LAWRENCE — When Christians began wearing bracelets with the acronym for "What would Jesus do?" in the 1990s, the phrase was a reminder for them to attempt to act in a way that personifies Jesus' teachings from the Gospels.
While most know the WWJD movement as a recent development, the wording has been around for more than 100 years as Charles M. Sheldon, a Topeka minister and evangelical Christian writer, used it in his 1897 novel, "In His Steps: What Would Jesus Do?"
"The idea of imitating Jesus and trying to be like Jesus is something that's been around forever," said Tim Miller, a University of Kansas professor of religious studies and expert on Sheldon's life. "What he did was create the phrase."
Miller recently finished an updated edition of his 1987 book, "Following in His Steps: A Biography of Charles M. Sheldon."
"That was the watchword, and the whole scenario of Sheldon's novel is you're asking that question every time you have a moral decision to make," Miller said. "What would Jesus do if he were in my shoes right now? And you're supposed to try to conscientiously figure that out and decide what you should do."

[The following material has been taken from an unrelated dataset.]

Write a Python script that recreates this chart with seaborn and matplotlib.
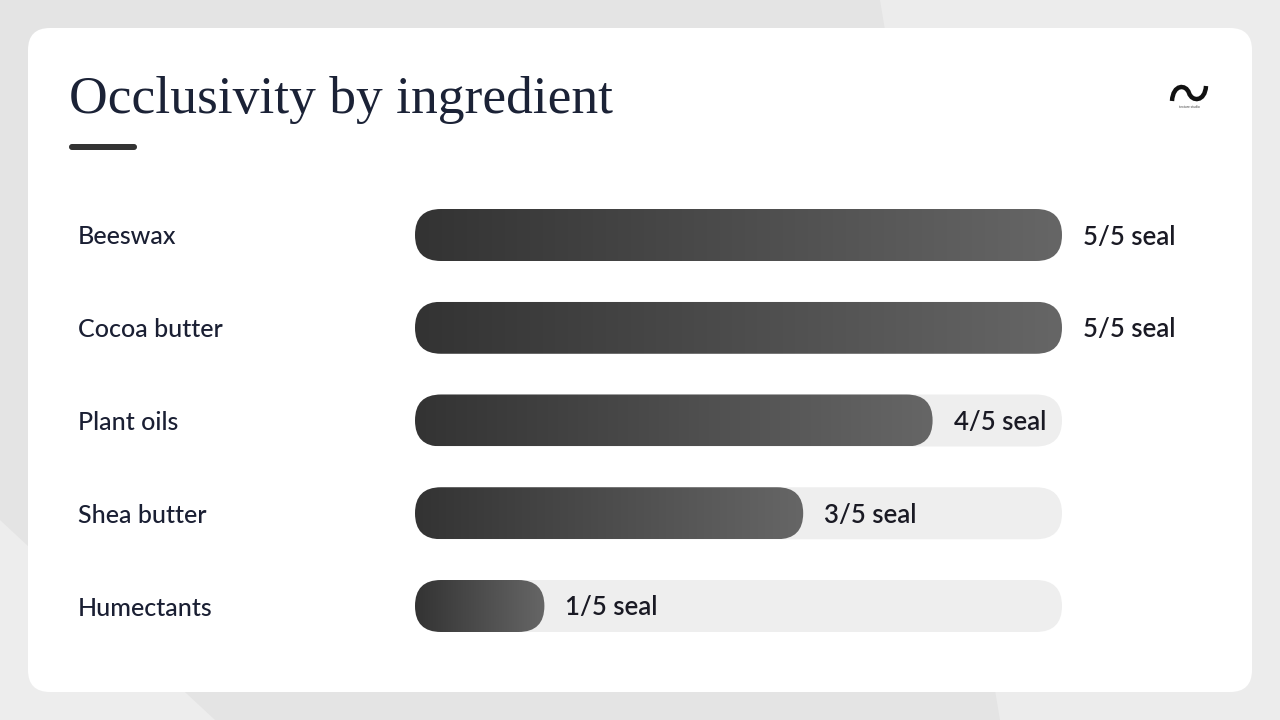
import numpy as np
import pandas as pd
import matplotlib
matplotlib.use("Agg")
import matplotlib.pyplot as plt
import seaborn as sns
from matplotlib.patches import FancyBboxPatch, Polygon, PathPatch
from matplotlib.path import Path
from matplotlib.colors import LinearSegmentedColormap

# data
ingredients = ["Beeswax", "Cocoa butter", "Plant oils", "Shea butter", "Humectants"]
seal_scores = [5, 5, 4, 3, 1]
max_score = 5
value_labels = [f"{s}/5 seal" for s in seal_scores]

df = pd.DataFrame({"ingredient": ingredients, "score": seal_scores,
                   "track": [max_score] * len(ingredients)})

W, H = 1280, 720
sns.set_theme(style="white")
plt.rcParams["font.family"] = ["Lato", "DejaVu Sans"]

fig = plt.figure(figsize=(W / 100, H / 100), dpi=100)
fig.patch.set_facecolor("#e4e4e4")

# background layer in pixel coords
bg = fig.add_axes([0, 0, 1, 1])
bg.set_xlim(0, W)
bg.set_ylim(H, 0)
bg.axis("off")
bg.add_patch(Polygon([[880, 0], [1280, 0], [1280, 720], [1000, 720]],
                     closed=True, facecolor="#ececec", edgecolor="none"))
bg.add_patch(Polygon([[0, 520], [215, 720], [0, 720]],
                     closed=True, facecolor="#ededed", edgecolor="none"))
bg.add_patch(FancyBboxPatch((28, 28), 1224, 664,
                            boxstyle="round,pad=0,rounding_size=22",
                            facecolor="white", edgecolor="none"))
bg.text(69, 100, "Occlusivity by ingredient", fontsize=38.5, color="#1b2236",
        va="center", ha="left", family=["Liberation Serif", "DejaVu Serif"])
bg.add_patch(FancyBboxPatch((69, 144), 68, 6,
                            boxstyle="round,pad=0,rounding_size=3",
                            facecolor="#333333", edgecolor="none"))

# logo mark: wave
wave = Path([(1172, 101), (1173, 84), (1186, 84), (1189, 93),
             (1192, 102), (1205, 102), (1206, 86)],
            [Path.MOVETO, Path.CURVE4, Path.CURVE4, Path.CURVE4,
             Path.CURVE4, Path.CURVE4, Path.CURVE4])
bg.add_patch(PathPatch(wave, facecolor="none", edgecolor="#111111",
                       lw=3.2, capstyle="butt"))
bg.text(1189, 107, "texture studio", fontsize=2.4, color="#444444",
        ha="center", va="center")

# bar chart axes: track x 415..1062, rows centred at 235..606
row_gap = (606 - 235) / 4
top = 235 - row_gap / 2
bottom = 606 + row_gap / 2
ax = fig.add_axes([415 / W, 1 - bottom / H, (1062 - 415) / W, (bottom - top) / H])
bar_h = 52 / row_gap

sns.barplot(data=df, x="track", y="ingredient", orient="h", color="#eeeeee",
            width=bar_h, ax=ax)
n_track = len(ax.patches)
sns.barplot(data=df, x="score", y="ingredient", orient="h", color="#444444",
            width=bar_h, ax=ax)
ax.set_xlim(0, max_score)
ax.set_ylim(len(ingredients) - 0.5, -0.5)
ax.axis("off")
ax.patch.set_alpha(0)

px_x = (1062 - 415) / max_score
px_y = row_gap
aspect = px_x / px_y
rad = 26 / px_x

cmap = LinearSegmentedColormap.from_list("fill", ["#333333", "#666666"])
grad = np.linspace(0, 1, 256).reshape(1, -1)

for i, p in enumerate(list(ax.patches)):
    x0, y0, w, h = p.get_x(), p.get_y(), p.get_width(), p.get_height()
    p.set_visible(False)
    rr = FancyBboxPatch((x0, y0), w, h,
                        boxstyle=f"round,pad=0,rounding_size={rad}",
                        mutation_aspect=aspect, edgecolor="none",
                        facecolor="#eeeeee" if i < n_track else "none")
    ax.add_patch(rr)
    if i >= n_track:
        im = ax.imshow(grad, cmap=cmap, aspect="auto",
                       extent=(x0, x0 + w, y0 + h, y0), zorder=3)
        im.set_clip_path(rr)

ax.set_xlim(0, max_score)
ax.set_ylim(len(ingredients) - 0.5, -0.5)

for i, (name, s, lab) in enumerate(zip(ingredients, seal_scores, value_labels)):
    ax.text(s + 21 / px_x, i + 2 / px_y, lab, fontsize=18.5, fontweight="semibold",
            color="#1a1a24", va="center", ha="left", zorder=5, clip_on=False)
    bg.text(78, 237 + i * row_gap, name, fontsize=18, fontweight="medium",
            color="#1a1f33", va="center", ha="left")

fig.savefig("out.png", dpi=100, facecolor=fig.get_facecolor())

There is still widespread interest in Sheldon today, Miller said. Even though Sheldon died in 1946, he was a national leader in what was known as the Social Gospel movement that put social issues at the forefront of religious life. His book was so widely read that there was a time when just about every Protestant in the country was familiar with the novel, Miller said.
Sheldon served as pastor of the Central Congregational Church in Topeka from 1889 to 1919, but he's widely known for his writings and his social activism, including in civil rights, religious ecumenism, tolerance, prohibition, Christian journalism and peace.
His Christian Daily Newspaper, a one-week version of the Topeka Daily Capital, was widely circulated across the world.
"For much of his life, he argued we ought to focus on good news and not bad news," Miller said. "The media should be uplifting and make a moral point in the news."
You could argue that his focus on civil rights and race relations paved the way for the Brown v. Board of Education lawsuit that originated in the Topeka school district and ended racial segregation in schools, Miller said.
Sheldon worked to bring better education to poorer residents of Topeka, and through his Tennessee Town projects, in 1893 he established the first kindergarten for black children west of the Mississippi River. Most residents of the neighborhood, which was on the southwestern edge of Topeka at the time, had emigrated from plantations in the South.
One kindergarten graduate was Elisha Scott, who became an attorney, and two of his sons, Charles and John, later argued the Kansas portion of the Brown case. Elisha, whom Sheldon had also helped get through law school, named his son Charles Sheldon Scott.
Miller said Sheldon's communication skills helped make his overall message effective.
"His message was simple, straightforward and obvious," Miller said. "At the same time, it was challenging. It wasn't unreasonable. It wasn't strident. It wasn't partisan. It was simple."
Even though his message was challenging and could create disagreements, he seemed to earn respect from everyone, which is uncommon for outspoken leaders of movements, Miller said.
"To my mind, a major part of his appeal was just his person. He was a person of unquestioned integrity and high standards and high values," he said. "He inspired a lot of people, just by his personal example, I think. I worked on this research for several years, and I just couldn't find any chinks in the armor, basically. I couldn't find a single person who had known him and didn't like him."
The University of Tennessee Press re-released Miller's Sheldon biography in February.